Sœur Aimée-de-Jésus était assistante de la Mère de la Fare
quand les Sacramentines sortirent de leur monastère. Tandis que la supérieure du
couvent, expulsée de Bollène, se réfugiait à Pont-Saint-Esprit, la Mère de
Gordon, accomplissant les obligations de sa charge, la remplaçait auprès des
religieuses chassées de leur monastère et réunies dans la maison hâtivement
louée pour en tenir lieu.
Elle eut à déployer pendant ces jours d'épreuve les dons de
prévoyante sagesse que Dieu lui avait largement départis : elle sut en effet
prouver que la malice des hommes et le malheur des temps, s'ils accroissent les
responsabilités des supérieures et en augmentent le mérite, sont impuissants à
faire fléchir les âmes où Dieu habite, et s'ils les éprouvent, n'arrivent pas à
les accabler.
Marguerite-Rose avait reçu le germe de ses qualités dans sa
famille noble et chrétienne. La grâce divine avait fait le reste. Née le 29
septembre 1733, à Mondragon, de Maurice de Gordon et de Marie-Anne de Bouchon,
baptisée le lendemain, elle perdait, à quatre ans, sa vertueuse mère. Mais déjà
les premières leçons maternelles avaient donné leur fruit. L'enfant révélait par
sa piété, sa grâce et sa douceur, quelle âme d'élite la mère disparue avait
commencé à former. Son père dont la foi égalait celle de sa chère épouse confia,
toute jeune encore, Marguerite-Rose aux religieuses du Saint-Sacrement de
Bollène, qui firent son éducation, et développèrent ses dispositions naturelles
à la piété.
À dix-huit ans, elle fut admise à la vêture et prit le nom de
Sœur Aimée-de-Jésus. C'était le 15 février 1751. Le 20 février 1752, elle
faisait profession entre les mains de Messire Jean-Pierre de Guilhermier, doyen
de la collégiale et official de Mgr l'évêque de Saint-Paul-Trois-Châteaux.
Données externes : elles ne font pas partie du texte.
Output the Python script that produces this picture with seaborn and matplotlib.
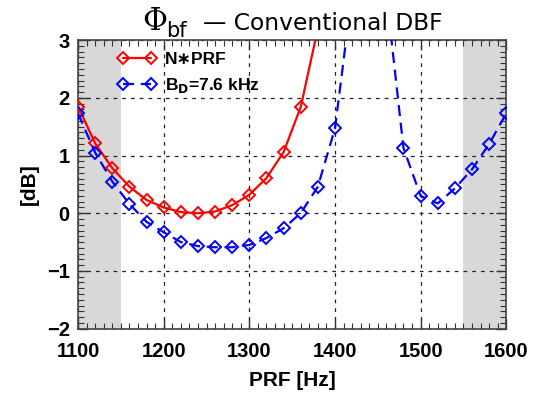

Quand son cher couvent fut fermé, en 1791, elle accomplissait
la quarante-et-unième année de sa vie religieuse.
Le mercredi 16 juillet elle montait à l'échafaud. Depuis le
dimanche précédent, aucune religieuse n'avait plus été jugée. Mais, ce jour-là,
sept comparurent à la fois au tribunal de sang. Trois Sacramentines du couvent
de Bollène, deux ursulines de la même ville, une ursuline du couvent de Pernes,
et enfin une cistercienne de l'abbaye Sainte-Catherine d'Avignon. L'accusateur
public les comprit toutes dans la même accusation. «Toutes insermentées...
ennemies jurées de toute espèce de liberté... elles ont sans cesse propagé le
plus dangereux fanatisme ; elles ont prêché l'intolérance et la superstition la
plus affreuse ; réfractaires à la loi, elles ont refusé de prêter le serment
qu'elle exigeait d'elles... etc.»
Sœur Aimée-de-Jésus consomma la première de ses compagnes, le
sacrifice suprême, couronnant toute une vie de mérites et de vertus par
l'effusion de son sang. Elle était âgée de soixante-et-un ans.